# Work to complete
From the first line of the data below, repeat each line exactly until you reach the line with "Chart.register(...registerables);"; include that line too.
__________________________________________________
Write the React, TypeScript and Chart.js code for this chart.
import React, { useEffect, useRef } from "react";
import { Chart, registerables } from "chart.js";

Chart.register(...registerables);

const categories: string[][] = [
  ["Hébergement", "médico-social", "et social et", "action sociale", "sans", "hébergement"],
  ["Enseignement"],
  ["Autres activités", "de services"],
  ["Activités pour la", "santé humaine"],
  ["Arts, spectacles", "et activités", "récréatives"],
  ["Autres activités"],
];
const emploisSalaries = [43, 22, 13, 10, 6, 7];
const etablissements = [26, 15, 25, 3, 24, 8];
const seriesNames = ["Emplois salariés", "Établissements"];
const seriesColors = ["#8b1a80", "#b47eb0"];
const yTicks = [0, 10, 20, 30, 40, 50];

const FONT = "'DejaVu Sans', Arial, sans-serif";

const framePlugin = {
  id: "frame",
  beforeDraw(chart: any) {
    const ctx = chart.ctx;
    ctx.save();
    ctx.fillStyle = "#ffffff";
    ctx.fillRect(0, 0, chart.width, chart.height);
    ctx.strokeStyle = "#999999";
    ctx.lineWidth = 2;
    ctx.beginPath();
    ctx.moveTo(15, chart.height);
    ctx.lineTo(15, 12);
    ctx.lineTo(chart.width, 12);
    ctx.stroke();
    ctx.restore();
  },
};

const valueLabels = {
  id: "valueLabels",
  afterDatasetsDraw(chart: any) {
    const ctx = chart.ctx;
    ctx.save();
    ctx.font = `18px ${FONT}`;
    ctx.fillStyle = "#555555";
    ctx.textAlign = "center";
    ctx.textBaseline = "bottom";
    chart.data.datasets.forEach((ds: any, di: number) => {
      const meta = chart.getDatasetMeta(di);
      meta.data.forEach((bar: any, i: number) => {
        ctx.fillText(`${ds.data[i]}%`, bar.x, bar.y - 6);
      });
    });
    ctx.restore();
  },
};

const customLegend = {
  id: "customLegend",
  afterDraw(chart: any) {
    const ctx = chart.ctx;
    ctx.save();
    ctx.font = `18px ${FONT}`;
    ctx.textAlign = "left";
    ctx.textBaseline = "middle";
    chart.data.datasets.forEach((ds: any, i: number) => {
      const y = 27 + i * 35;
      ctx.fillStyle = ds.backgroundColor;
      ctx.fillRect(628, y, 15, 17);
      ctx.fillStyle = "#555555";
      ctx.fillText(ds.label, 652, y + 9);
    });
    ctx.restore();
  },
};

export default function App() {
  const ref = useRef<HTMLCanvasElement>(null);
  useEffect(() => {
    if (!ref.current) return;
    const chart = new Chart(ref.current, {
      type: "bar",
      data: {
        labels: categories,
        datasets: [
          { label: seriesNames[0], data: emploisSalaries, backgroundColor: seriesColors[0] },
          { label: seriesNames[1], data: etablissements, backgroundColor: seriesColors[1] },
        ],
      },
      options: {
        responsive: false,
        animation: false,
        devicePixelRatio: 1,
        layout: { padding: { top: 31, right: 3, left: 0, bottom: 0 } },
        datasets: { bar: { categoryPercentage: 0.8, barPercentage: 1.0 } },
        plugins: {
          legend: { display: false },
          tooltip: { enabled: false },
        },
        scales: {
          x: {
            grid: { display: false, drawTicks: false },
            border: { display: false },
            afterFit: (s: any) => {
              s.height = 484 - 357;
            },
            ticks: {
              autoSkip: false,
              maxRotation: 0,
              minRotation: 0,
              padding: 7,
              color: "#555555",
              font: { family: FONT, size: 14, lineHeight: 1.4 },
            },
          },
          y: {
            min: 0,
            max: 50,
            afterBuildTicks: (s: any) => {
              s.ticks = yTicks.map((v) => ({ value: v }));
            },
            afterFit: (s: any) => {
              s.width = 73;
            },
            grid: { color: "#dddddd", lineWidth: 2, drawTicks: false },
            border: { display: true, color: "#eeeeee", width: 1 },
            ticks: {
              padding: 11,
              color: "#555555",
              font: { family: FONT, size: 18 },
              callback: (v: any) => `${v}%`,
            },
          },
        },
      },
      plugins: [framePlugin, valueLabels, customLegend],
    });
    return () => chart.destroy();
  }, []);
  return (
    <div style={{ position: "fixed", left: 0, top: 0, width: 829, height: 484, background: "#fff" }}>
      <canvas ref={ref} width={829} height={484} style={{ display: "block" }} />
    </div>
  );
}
__________________________________________________
# Response
Write the React, TypeScript and Chart.js code for this chart.
import React, { useEffect, useRef } from "react";
import { Chart, registerables } from "chart.js";

Chart.register(...registerables);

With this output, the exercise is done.